President Donald Trump at the White House on April 30, 2026, in Washington, DC. | Samir Hussein/Getty Images

This story appeared in The Logoff, a daily newsletter that helps you stay informed about the Trump administration without letting political news take over your life. Subscribe here.

Welcome to The Logoff: After a major Supreme Court decision, President Donald Trump is pushing Republicans to redistrict even more aggressively. 

What’s happening? On Thursday, Trump said in a post that Tennessee’s governor would “work hard to correct” the state’s congressional map in order to “give us one extra seat” in Congress. 

It’s the latest sign that, following the new Supreme Court opinion, Republicans will try to pick up even more seats ahead of the 2026 midterms by further gerrymandering multiple different states, including Tennessee, Louisiana, and Florida.

What’s the context? On Wednesday, the Court ruled 6-3 in Louisiana v. Callais to strike down a provision of the Voting Rights Act banning racial gerrymandering. 

As my colleague Ian Millhiser explained, the upshot of the ruling isn’t just that the Court’s six conservative justices have further weakened the Voting Rights Act; the decision is a full-throated endorsement of the most aggressive gerrymandering schemes possible, and Republican politicians — including Trump — are taking note.

How did this start? Trump is also the one who kicked all of this off last year, when his White House decided to pressure Texas into a rare mid-decade redistricting scheme. Texas successfully created about five more Republican seats in the US House — probably — by redrawing its maps, but in the process, launched a wider war. 

How’s the math looking? Until recently, it seemed like the redistricting wars could have backfired on Republicans, or at best ended with a stalemate.

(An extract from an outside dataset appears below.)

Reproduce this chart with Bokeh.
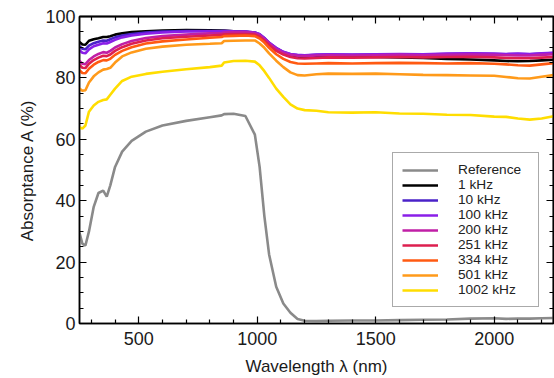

Earlier this month, Virginia voters approved a referendum to draw new maps creating four additional Democratic seats, giving the party a slight edge nationally. 

Since then, however, Florida has gotten involved; earlier this week, its legislature passed new maps netting four new Republican seats. On Thursday, Louisiana also suspended its about-to-begin congressional primaries to give it time to redraw its maps in response to the Callais decision. And if Tennessee Republicans make good on Trump’s post, the party could net another seat too. 

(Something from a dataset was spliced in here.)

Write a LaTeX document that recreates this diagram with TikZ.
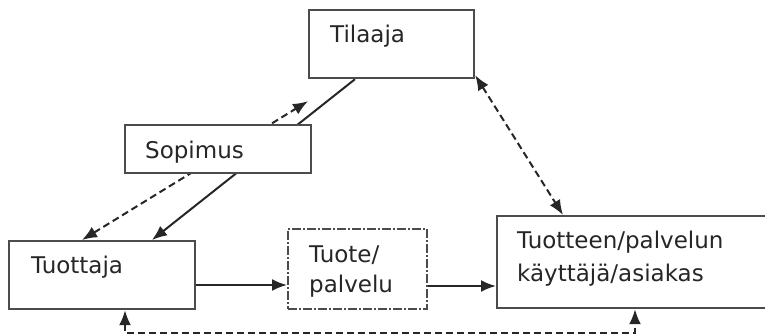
\documentclass[tikz,border=0pt]{standalone}
\usepackage{fontspec}
\setmainfont{DejaVu Sans}
\usetikzlibrary{arrows.meta,backgrounds}
\definecolor{ln}{gray}{0.3}
\tikzset{
  box/.style={draw=ln, line width=2.2pt, fill=white, anchor=north west, inner sep=0pt},
  txt/.style={anchor=base west, inner sep=0pt, text=black!85, font=\fontsize{23}{33}\selectfont},
  tip/.style={-{Latex[length=15pt,width=12pt]}},
  tips/.style={{Latex[length=15pt,width=12pt]}-{Latex[length=15pt,width=12pt]}},
  conn/.style={draw=black!85, line width=2pt},
  dconn/.style={conn, dash pattern=on 7pt off 4pt},
}
\begin{document}
\begin{tikzpicture}[x=1pt,y=-1pt]
\useasboundingbox (0,0) rectangle (765,334);
\clip (0,0) rectangle (765,334);
\node[box, minimum width=165pt, minimum height=68pt] (ti) at (308,9) {};
\node[box, minimum width=186pt, minimum height=48pt] (so) at (124,124) {};
\node[box, minimum width=186pt, minimum height=68pt] (tu) at (8,240) {};
\node[box, minimum width=139pt, minimum height=80pt, dash pattern=on 9pt off 2pt on 2pt off 2pt] (tp) at (287,228) {};
\node[box, minimum width=280pt, minimum height=92pt] (ka) at (496,215) {};
\node[txt] (tiT) at (330,43) {Tilaaja};
\node[txt] (soT) at (145,158) {Sopimus};
\node[txt] (tuT) at (31,273) {Tuottaja};
\node[txt] (tpT1) at (309,262) {Tuote/};
\node[txt] (tpT2) at (309,292) {palvelu};
\node[txt] (kaT1) at (517,248) {Tuotteen/palvelun};
\node[txt] (kaT2) at (517,281) {käyttäjä/asiakas};
\begin{scope}[on background layer]
\draw[dconn, tips] ([xshift=74pt]tu.north west) -- ([yshift=-22pt]ti.south west);
\draw[conn, tip] ([xshift=47pt]ti.south west) -- ([xshift=144pt]tu.north west);
\end{scope}
\draw[dconn, tips] ([yshift=4pt]ti.south east) -- ([xshift=67pt]ka.north west);
\draw[conn, tip] (tu.east |- 0,285) -- (tp.west |- 0,285);
\draw[conn, tip] (tp.east |- 0,286) -- (ka.west |- 0,286);
\draw[dconn, tips] ([xshift=117pt]tu.south west) -- ++(0,23) -| ([xshift=139pt]ka.south west);
\end{tikzpicture}
\end{document}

And with that, it’s time to log off…

Hi readers — if you, like me, happen to live in Washington, DC, I have some fairly specific good news for you. Today, the sun will set at 8 pm here for the first time this year, and we won’t get a sunset earlier than 8 pm again until August. With that in mind, let’s go log off and enjoy some sunshine — we’ll see you back here in May (which is, somehow, tomorrow).